A line has the same slope (rate of change) at every point, but we can’t expect that to be true for a function whose graph is not a line. But hopefully we can find something like a slope at a single point on the graph. It makes sense that this should be the slope of the tangent line at that point, if you think about it. (That’s if there is a tangent line!)
Another way: Thinking about the function itself, the rate of change of the function may represent something we are very interested in. For example, if we have a position function as in the example, the rate of change of the function is the velocity. (Also, for a velocity function, the rate of change will give the acceleration!) We would like to be able to define velocity for position functions which are not linear, meaning that the velocity is not the same at every point.
Example: I basically used the same example that is used at the start of Chapter 2. The position function represents the height of an object which is dropped from a height of 150 feet, t seconds after it is dropped. The function is
$f(t) = -16t^{2} + 150$
For any function (not just this one), we define the average rate of change (here it’s the average velocity) on an interval $[a,b]$ to be the slope of the secant line that passes through the two points $\left(a, f(a)\right)$ and $\left(b, f(b)\right)$ as
$\frac{f(b) – f(a)}{b-a}$
In class we computed the average rate of change for our position function on the intervals [2, 3] and [2, 2.5] . On your own you can compute the average rate of change on the intervals [2, 2.1] and [2, 2.01] and more if you like… or you can look at the textbook!
Notice that the right-hand endpoints of these intervals are getting closer and closer to 2. The idea is that we want to look at what happens to these slopes (average velocities) as the second point approaches (2, 86). This will mean taking a limit.
Looking at the results from those average velocities, it appears that they do approach a limit and the limit is -64 (or very close to that).

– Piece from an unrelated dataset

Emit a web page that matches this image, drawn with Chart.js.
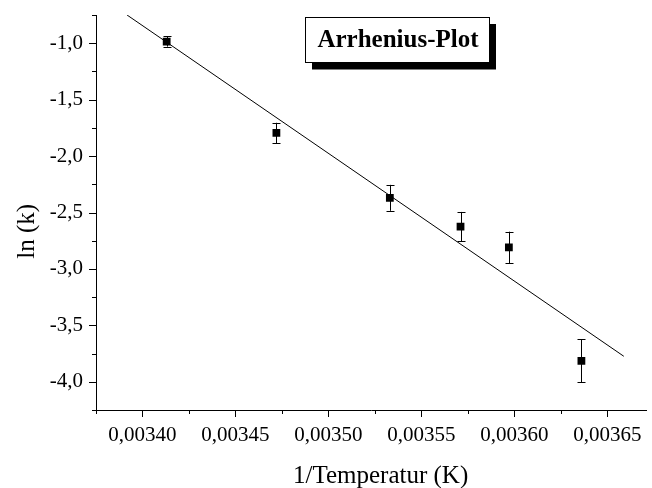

Now we will rewrite the formula for the average velocity a bit. Think of taking the interval [2, 2+h] where h is some (small) number, possibly negative. So we would think of our intervals as [2, 2+1], [2, 2+0.5], [2, 2+0.1], etc. Then the slope of the secant line (the average velocity) would be written as
$\frac{f(2+h) – f(2)}{(2+h)-2} = \frac{f(2+h) – f(2)}{h}$
And we will define the instantaneous velocity at t=2 to be the limit of this as h goes to 0:
$\displaystyle \lim_{h\rightarrow 0} \frac{f(2+h) – f(2)}{h}$
Let’s compute that limit. We already know that $f(2) = 86$. To find $f(2+h)$:
\begin{align*}
f(2+h) = -16(2+h)^{2} + 150 & = -16(4 + 4h + h^{2}) + 150\\
& = -64 -64h -16h^{2} + 150\\
& = 86 -64h – 16h^{2}
\end{align*}
So $f(2+h) – f(2) = 86 -64h – 16h^{2} -86 = -64h – 16h^{2}$
\begin{align*}
\displaystyle \lim_{h\rightarrow 0} \frac{f(2+h) – f(2)}{h} & = \lim_{h\rightarrow 0} \frac{-64h – 16h^{2}}{h}\\
& =\lim_{h\rightarrow 0} \frac{h(-64 – 16h)}{h}\\
& = \lim_{h\rightarrow 0}(-64 – 16h)\\
& = -64 – 16(0) = -64
\end{align*}
So the slope of the tangent line is -64, as we predicted.